Branca, puríssima, pois chuvas recentes impediram a mácula de qualquer pó, pende imensa a flor da planta vagabunda, que aprendi ser uma datura. Apesar da imagem, sua virgindade é pouco provável: em geral, abelhas aguardam, ávidas, a primeira brecha na corola de pétalas soldadas em tubo para começar uma orgia de polens e méis envoltos num perfume forte e delicioso.
Isto, em geral, acontece ao anoitecer, quando estas flores recendem mais forte. Enquanto conto, me encanta a enorme flor pendente em frente à janela, túrgida, úmida, como se pudéssemos apalpar com o olhar sua textura macia e voluptuosa. Chega um pequeno inseto preto para a visitação. Ela está esplendorosa e, a medida que o mormaço muda a luz, uma leve brisa anima a cena cortada por borboletas, ora de uma cor, ora de outra.

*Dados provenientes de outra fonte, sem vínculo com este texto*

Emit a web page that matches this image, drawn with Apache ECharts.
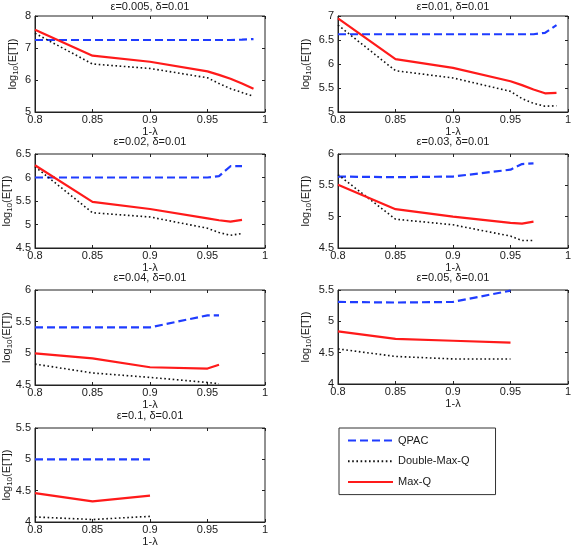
<!DOCTYPE html>
<html>
<head>
<meta charset="utf-8">
<script src="https://cdn.jsdelivr.net/npm/echarts@6/dist/echarts.min.js"></script>
<style>
html,body{margin:0;padding:0;background:#fff;}
#c{width:572px;height:547px;}
</style>
</head>
<body>
<div id="c"></div>
<script>
// ---------- data ----------
const titles = ['ε=0.005, δ=0.01', 'ε=0.01, δ=0.01', 'ε=0.02, δ=0.01', 'ε=0.03, δ=0.01', 'ε=0.04, δ=0.01', 'ε=0.05, δ=0.01', 'ε=0.1, δ=0.01'];
const seriesNames = ['QPAC', 'Double-Max-Q', 'Max-Q'];
const xAxisName = '1-λ';
const xMin = 0.8, xMax = 1, xStep = 0.05;
const yMin = [5, 5, 4.5, 4.5, 4.5, 4, 4];
const yMax = [8, 7, 6.5, 6, 6, 5.5, 5.5];
const yStep = [1, 0.5, 0.5, 0.5, 0.5, 0.5, 0.5];

const x1 = [0.8, 0.85, 0.9, 0.95, 0.96, 0.97, 0.98, 0.99];
const qpac1 = [7.25, 7.25, 7.25, 7.25, 7.25, 7.25, 7.26, 7.28];
const dmq1 = [7.46, 6.50, 6.36, 6.07, 5.89, 5.73, 5.61, 5.49];
const mq1 = [7.57, 6.76, 6.57, 6.27, 6.16, 6.04, 5.89, 5.73];

const x2 = [0.8, 0.85, 0.9, 0.95, 0.96, 0.97, 0.98, 0.99];
const qpac2 = [6.62, 6.62, 6.62, 6.62, 6.62, 6.62, 6.65, 6.81];
const dmq2 = [6.81, 5.86, 5.71, 5.43, 5.28, 5.18, 5.12, 5.13];
const mq2 = [6.95, 6.10, 5.92, 5.64, 5.56, 5.47, 5.39, 5.40];

const x3 = [0.8, 0.85, 0.9, 0.95, 0.96, 0.97, 0.98];
const qpac3 = [6.0, 6.0, 6.0, 6.0, 6.03, 6.24, 6.24];
const dmq3 = [6.23, 5.25, 5.16, 4.92, 4.83, 4.77, 4.81];
const mq3 = [6.26, 5.48, 5.33, 5.13, 5.09, 5.06, 5.10];

const x4 = [0.8, 0.85, 0.9, 0.95, 0.96, 0.97];
const qpac4 = [5.64, 5.63, 5.64, 5.75, 5.84, 5.85];
const dmq4 = [5.67, 4.96, 4.87, 4.69, 4.62, 4.62];
const mq4 = [5.51, 5.12, 5.00, 4.90, 4.89, 4.92];

const x5 = [0.8, 0.85, 0.9, 0.95, 0.96];
const qpac5 = [5.41, 5.41, 5.41, 5.60, 5.60];
const dmq5 = [4.83, 4.69, 4.62, 4.54, 4.52];
const mq5 = [5.00, 4.92, 4.78, 4.76, 4.82];

const x6 = [0.8, 0.85, 0.9, 0.95];
const qpac6 = [5.31, 5.30, 5.31, 5.49];
const dmq6 = [4.56, 4.44, 4.40, 4.40];
const mq6 = [4.84, 4.72, 4.69, 4.66];

const x7 = [0.8, 0.85, 0.9];
const qpac7 = [5.0, 5.0, 5.0];
const dmq7 = [4.08, 4.04, 4.09];
const mq7 = [4.46, 4.33, 4.42];

const panels = [
  [x1, qpac1, dmq1, mq1], [x2, qpac2, dmq2, mq2], [x3, qpac3, dmq3, mq3],
  [x4, qpac4, dmq4, mq4], [x5, qpac5, dmq5, mq5], [x6, qpac6, dmq6, mq6],
  [x7, qpac7, dmq7, mq7]
];

// ---------- layout & style ----------
const FONT = 'Liberation Sans, Arial, sans-serif';
const TXT = '#1a1a1a';
const gridBoxes = [
  {left: 35, top: 16, width: 230, height: 96},
  {left: 338, top: 16, width: 230, height: 96},
  {left: 35, top: 154, width: 230, height: 94},
  {left: 338, top: 154, width: 230, height: 94},
  {left: 35, top: 290, width: 230, height: 95},
  {left: 338, top: 290, width: 230, height: 94},
  {left: 35, top: 428, width: 230, height: 94}
];
const yNameGap = [15, 25, 21, 25, 21, 25, 21];
const lineStyles = [
  {color: '#1f3cff', width: 2.2, type: [8, 4]},
  {color: '#111111', width: 1.6, type: [1.6, 2.6]},
  {color: '#ff1a1a', width: 2.2, type: 'solid'}
];

const grids = [], xAxes = [], yAxes = [], series = [], titleArr = [];
gridBoxes.forEach((g, i) => {
  grids.push(Object.assign({show: true, borderColor: '#222', borderWidth: 1, backgroundColor: '#fff', containLabel: false, outerBoundsMode: 'none'}, g));
  titleArr.push({
    text: titles[i], left: g.left + g.width / 2, top: g.top - (i < 2 ? 15 : 18), textAlign: 'center', padding: 0,
    textStyle: {fontFamily: FONT, fontSize: 11, fontWeight: 'normal', color: TXT}
  });
  const tickCommon = {show: true, inside: true, length: 3, lineStyle: {color: '#222', width: 1}};
  xAxes.push({
    type: 'value', gridIndex: i, min: xMin, max: xMax, interval: xStep, position: 'bottom',
    name: xAxisName, nameLocation: 'middle', nameGap: 14, nameMoveOverlap: false,
    nameTextStyle: {fontFamily: FONT, fontSize: 11, color: TXT},
    axisLine: {show: true, onZero: false, lineStyle: {color: '#222'}},
    axisTick: tickCommon, splitLine: {show: false},
    axisLabel: {margin: 2, fontFamily: FONT, fontSize: 11, color: TXT, showMinLabel: true, showMaxLabel: true}
  });
  xAxes.push({
    type: 'value', gridIndex: i, min: xMin, max: xMax, interval: xStep, position: 'top',
    axisLine: {show: false}, axisTick: tickCommon, axisLabel: {show: false}, splitLine: {show: false}
  });
  yAxes.push({
    type: 'value', gridIndex: i, min: yMin[i], max: yMax[i], interval: yStep[i], position: 'left',
    name: 'log{s|10}(E[T])', nameLocation: 'middle', nameGap: yNameGap[i], nameRotate: 90, nameMoveOverlap: false,
    nameTextStyle: {fontFamily: FONT, fontSize: 11, color: TXT, lineHeight: 14,
      rich: {s: {fontFamily: FONT, fontSize: 8, color: TXT, verticalAlign: 'bottom', lineHeight: 14, padding: [4, 0, 0, 0]}}},
    axisLine: {show: true, onZero: false, lineStyle: {color: '#222'}},
    axisTick: tickCommon, splitLine: {show: false},
    axisLabel: {margin: 4, fontFamily: FONT, fontSize: 11, color: TXT, showMinLabel: true, showMaxLabel: true}
  });
  yAxes.push({
    type: 'value', gridIndex: i, min: yMin[i], max: yMax[i], interval: yStep[i], position: 'right',
    axisLine: {show: false}, axisTick: tickCommon, axisLabel: {show: false}, splitLine: {show: false}
  });
  const p = panels[i];
  for (let s = 0; s < 3; s++) {
    series.push({
      type: 'line', name: seriesNames[s], xAxisIndex: 2 * i, yAxisIndex: 2 * i,
      data: p[0].map((x, k) => [x, p[s + 1][k]]),
      showSymbol: false, symbol: 'none', smooth: false, clip: true,
      lineStyle: lineStyles[s], itemStyle: {color: lineStyles[s].color},
      emphasis: {disabled: true}, silent: true, z: 2 + s
    });
  }
});

const chart = echarts.init(document.getElementById('c'), null, {renderer: 'canvas'});
chart.setOption({
  animation: false,
  backgroundColor: '#fff',
  title: titleArr,
  grid: grids,
  xAxis: xAxes,
  yAxis: yAxes,
  legend: {
    data: seriesNames, left: 339, top: 428, orient: 'vertical',
    padding: [7, 26, 7, 8], itemGap: 9.5, itemWidth: 45, itemHeight: 14,
    borderColor: '#333', borderWidth: 1, backgroundColor: '#fff', selectedMode: false,
    textStyle: {fontFamily: FONT, fontSize: 11, color: TXT},
    itemStyle: {color: 'rgba(0,0,0,0)', borderWidth: 0, opacity: 0},
    lineStyle: {width: 2}
  },
  series: series
});
</script>
</body>
</html>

O apresentador fala de uma reportagem sobre uma peça de teatro, em Nova York, e sublinha uma cena, onde um soldado estupra e depois arranca os globos oculares da vítima e os come. Diz se tratar dos "cinco minutos mais violentos do teatro em todos os tempos" e convida os dois comentaristas a falarem sobre o tema: a violência como atração (a tal peça tem tido sempre lotação esgotada) no teatro, no cinema, na televisão etc.
Os dois dizem não gostar da violência que faz tanto sucesso como entretenimento. Falam de bilheterias, custos de montagem, dizem mudar de canal... Falam de preferências como espectadores, Eu, apenas ouvinte, me espanto.
[imagem da internet]
A fúria de atores em cena é banal. O horror não está no palco, na representação mas, sim, na realidade retratada. Na guerra cheia de ódio e cadáveres, nos campos de prisioneiros, no mandarem adolescentes matar e morrer em nome de uma idéia. Horripilante é tamanha violência na vida real.
Uma grande nuvem apaga a luz do sol. É a vez de uma mamangaba conferir a flor.